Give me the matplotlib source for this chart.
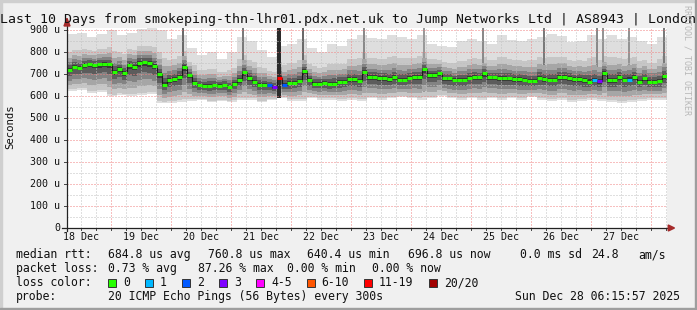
import datetime
import numpy as np
import matplotlib
matplotlib.use("Agg")
import matplotlib.pyplot as plt
from matplotlib.patches import Rectangle, Polygon
from matplotlib.transforms import blended_transform_factory

W, H = 697, 310
MONO = "DejaVu Sans Mono"

end_time = datetime.datetime(2025, 12, 28, 6, 15, 57)
start_time = end_time - datetime.timedelta(days=10)

title = "Last 10 Days from smokeping-thn-lhr01.pdx.net.uk to Jump Networks Ltd | AS8943 | London"
day_labels = ["18 Dec", "19 Dec", "20 Dec", "21 Dec", "22 Dec",
              "23 Dec", "24 Dec", "25 Dec", "26 Dec", "27 Dec"]
y_ticks = [0, 100, 200, 300, 400, 500, 600, 700, 800, 900]
y_labels = ["0", "100 u", "200 u", "300 u", "400 u", "500 u",
            "600 u", "700 u", "800 u", "900 u"]

# median rtt (us), one value per 2 hours
median_us = [
    720, 735, 730, 742, 747, 742, 745, 748, 745, 712,
    724, 706, 742, 735, 753, 755, 752, 738, 700, 652,
    672, 680, 688, 733, 695, 662, 650, 648, 648, 650,
    648, 652, 640, 656, 672, 709, 682, 666, 652, 651,
    650, 642, 683, 652, 660, 662, 669, 715, 674, 656,
    658, 662, 656, 658, 664, 667, 677, 677, 669, 712,
    686, 686, 681, 681, 677, 686, 675, 674, 684, 686,
    686, 722, 697, 697, 704, 681, 681, 674, 674, 674,
    683, 686, 686, 704, 686, 686, 681, 681, 681, 677,
    677, 675, 669, 669, 684, 678, 674, 674, 686, 686,
    683, 677, 677, 672, 667, 674, 668, 705, 674, 674,
    686, 676, 676, 686, 667, 681, 667, 667, 668, 692,
]
# columns with packet loss and their loss colour index
loss_cols = [40, 41, 42, 43, 105, 106, 112]
loss_idx = [2, 3, 6, 2, 1, 3, 1]

# outer smoke envelope (us), one value per 4 hours
smoke_top = [
    885, 890, 870, 885, 900, 880, 890, 905, 910, 900,
    860, 880, 820, 790, 800, 770, 800, 870, 850, 810,
    780, 830, 840, 860, 820, 800, 840, 830, 860, 880,
    865, 860, 880, 870, 860, 880, 840, 830, 825, 850,
    860, 850, 840, 880, 855, 850, 860, 870, 885, 875,
    845, 850, 880, 860, 880, 860, 870, 850, 840, 870,
]
smoke_bottom = [
    625, 630, 615, 620, 600, 605, 600, 605, 610, 570,
    570, 575, 580, 585, 575, 580, 575, 585, 585, 575,
    585, 590, 580, 580, 590, 585, 585, 580, 585, 580,
    590, 585, 590, 595, 590, 585, 590, 600, 590, 585,
    590, 585, 590, 585, 590, 585, 595, 585, 580, 585,
    575, 580, 585, 580, 575, 570, 575, 580, 585, 585,
]

# tall grey columns (hours after start) and the black one on 21 Dec
spike_hours = [46.4, 70.4, 94.4, 118.8, 142.8, 166.4, 190.8, 212.0, 214.4, 224.8, 238.8]
spike_low = [640, 640, 640, 620, 620, 620, 620, 620, 620, 620, 620]
spike_shade = ["#6a6a6a", "#7a7a7a", "#6a6a6a", "#8a8a8a", "#9a9a9a",
               "#8a8a8a", "#7a7a7a", "#8a8a8a", "#949494", "#949494", "#7a7a7a"]
black_hour = 84.8
black_low = 592

loss_colors = ["#26ff00", "#00b8ff", "#0059ff", "#7e00ff",
               "#ff00ff", "#ff5500", "#ff0000", "#a10000"]
loss_names = ["0", "1", "2", "3", "4-5", "6-10", "11-19", "20/20"]

rtt_stats = ["684.8 us avg", "760.8 us max", "640.4 us min", "696.8 us now",
             "0.0 ms sd", "24.8", "am/s"]
loss_stats = ["0.73 % avg", "87.26 % max", "0.00 % min", "0.00 % now"]
probe_text = "20 ICMP Echo Pings (56 Bytes) every 300s"
stamp_text = "Sun Dec 28 06:15:57 2025"


def fx(x):
    return x / W


def fy(y):
    return 1 - y / H


fig = plt.figure(figsize=(W / 100, H / 100), dpi=100, facecolor="#f0f0f0")
ax = fig.add_axes([fx(67), fy(228), 600 / W, 200 / H])
ax.set_facecolor("white")
ax.set_xlim(0, 240)
ax.set_ylim(0, 200 / 0.2196)
ax.set_xticks([])
ax.set_yticks([])
for s in ax.spines.values():
    s.set_visible(False)

# smoke: shades from the outer envelope in towards the median
med = np.array(median_us, dtype=float)
top = np.repeat(smoke_top, 2).astype(float)
bot = np.repeat(smoke_bottom, 2).astype(float)
centers = np.arange(len(med)) * 2 + 1
bands = [(1.0, 1.0, "#dedede"), (0.5, 0.93, "#c6c6c6"), (0.34, 0.72, "#a6a6a6"),
         (0.22, 0.52, "#838383"), (0.13, 0.31, "#5c5c5c"), (0.05, 0.12, "#383838")]
for k, (up, dn, col) in enumerate(bands):
    hi = med + up * (top - med)
    lo = med - dn * (med - bot)
    ax.bar(centers, hi - lo, bottom=lo, width=2.0, color=col, linewidth=0,
           antialiased=False, zorder=1 + 0.1 * k)

ax.bar(spike_hours, [1000 - v for v in spike_low], bottom=spike_low, width=0.8,
       color=spike_shade, linewidth=0, antialiased=False, zorder=1.15)
ax.bar([black_hour], [1000 - black_low], bottom=black_low, width=1.6,
       color="#2b2b2b", linewidth=0, antialiased=False, zorder=1.9)

# grid
midnight = (24 - (start_time.hour + start_time.minute / 60 + start_time.second / 3600))
dot = (0, (1, 2))
for v in range(50, 911, 50):
    major = v % 100 == 0
    ax.axhline(v, color="#f08080" if major else "#c0c0c0", lw=0.72, ls=dot, zorder=2)
for k in range(-3, 40):
    h = midnight + k * 6
    if 0 < h < 240:
        major = k % 4 == 0
        ax.axvline(h, color="#f08080" if major else "#c0c0c0", lw=0.72, ls=dot, zorder=2)

# median line coloured by loss
edges = np.arange(len(med) + 1) * 2
ax.stairs(med, edges, baseline=None, color="#1a1a1a", lw=0.8, zorder=3)
col_colors = [loss_colors[0]] * len(med)
for c, i in zip(loss_cols, loss_idx):
    col_colors[c] = loss_colors[i]
ax.hlines(med, edges[:-1], edges[1:], colors=col_colors, lw=2.2, zorder=4)

# axes with arrows
px_h = 0.4          # hours per pixel
px_v = 1 / 0.2196   # us per pixel
ax.plot([-5 * px_h, 241], [0, 0], color="#222222", lw=0.9, clip_on=False, zorder=5)
ax.plot([0, 0], [-3 * px_v, 925], color="#222222", lw=0.9, clip_on=False, zorder=5)
ax.add_patch(Polygon([[240.5, 3 * px_v], [240.5, -3 * px_v], [243, 0]], closed=True,
                     color="#a52a2a", clip_on=False, zorder=6))
ax.add_patch(Polygon([[-3 * px_h, 920], [3 * px_h, 920], [0, 955]], closed=True,
                     color="#a52a2a", clip_on=False, zorder=6))
for v in y_ticks[1:]:
    ax.plot([-3 * px_h, 0], [v, v], color="#444444", lw=0.7, clip_on=False)
for k in range(-3, 40):
    h = midnight + k * 6
    if 0 < h < 240:
        ax.plot([h, h], [0, -2 * px_v], color="#444444", lw=0.7, clip_on=False)

# tick labels
ytr = blended_transform_factory(fig.transFigure, ax.transData)
for v, lab in zip(y_ticks, y_labels):
    fig.text(fx(60), v, lab, transform=ytr, ha="right", va="center",
             fontsize=7.2, family=MONO, color="#111111")
xtr = blended_transform_factory(ax.transData, fig.transFigure)
for k, lab in enumerate(day_labels):
    fig.text(midnight - 12 + 24 * k, fy(237), lab, transform=xtr, ha="center",
             va="center", fontsize=7.2, family=MONO, color="#111111")

fig.text(fx(10), fy(127), "Seconds", rotation=90, ha="center", va="center",
         fontsize=7.7, family=MONO, color="#111111")
fig.text(fx(348.5), fy(23), title, ha="center", va="baseline",
         fontsize=9.55, family=MONO, color="#111111")
fig.text(fx(687), fy(60), "RRDTOOL / TOBI OETIKER", rotation=270, ha="center",
         va="center", fontsize=6, family=MONO, color="#b8b8b8")

# legend
leg = dict(fontsize=8.3, family=MONO, color="#111111", va="baseline")
fig.text(fx(16), fy(258), "median rtt:", **leg)
for txt, x in zip(rtt_stats, [107.6, 208, 306.7, 408, 520, 591, 638]):
    fig.text(fx(x), fy(258), txt, **leg)
fig.text(fx(16), fy(272), "packet loss:", **leg)
for txt, x in zip(loss_stats, [107.6, 197.8, 286.7, 372.4]):
    fig.text(fx(x), fy(272), txt, **leg)
fig.text(fx(16), fy(286), "loss color:", **leg)
box_x = [108, 145, 182, 219, 256, 306.7, 364, 429]
for col, name, x in zip(loss_colors, loss_names, box_x):
    fig.add_artist(Rectangle((fx(x), fy(286.5)), 8 / W, 8 / H, transform=fig.transFigure,
                             facecolor=col, edgecolor="#333333", lw=0.7))
    fig.text(fx(x + 15), fy(286), name, **leg)
fig.text(fx(16), fy(300), "probe:", **leg)
fig.text(fx(107.6), fy(300), probe_text, **leg)
fig.text(fx(680), fy(300), stamp_text, ha="right", fontsize=8.3, family=MONO,
         color="#111111", va="baseline")

# 3d frame
fig.add_artist(Rectangle((0, fy(2)), 1, 2 / H, transform=fig.transFigure, color="#cfcfcf"))
fig.add_artist(Rectangle((0, 0), 2 / W, 1, transform=fig.transFigure, color="#cfcfcf"))
fig.add_artist(Rectangle((0, 0), 1, 2 / H, transform=fig.transFigure, color="#9e9e9e"))
fig.add_artist(Rectangle((fx(695), 0), 2 / W, 1, transform=fig.transFigure, color="#9e9e9e"))

fig.savefig("out.png", dpi=100, facecolor=fig.get_facecolor())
-=-=-=-=-
● **EXERCISE PROMPT**
Omit the pictures, then repeat exactly each line from the beginning of the listing through the line with "from matplotlib.transforms import".

● **EXERCISE OUTPUT**
Give me the matplotlib source for this chart.
import datetime
import numpy as np
import matplotlib
matplotlib.use("Agg")
import matplotlib.pyplot as plt
from matplotlib.patches import Rectangle, Polygon
from matplotlib.transforms import blended_transform_factory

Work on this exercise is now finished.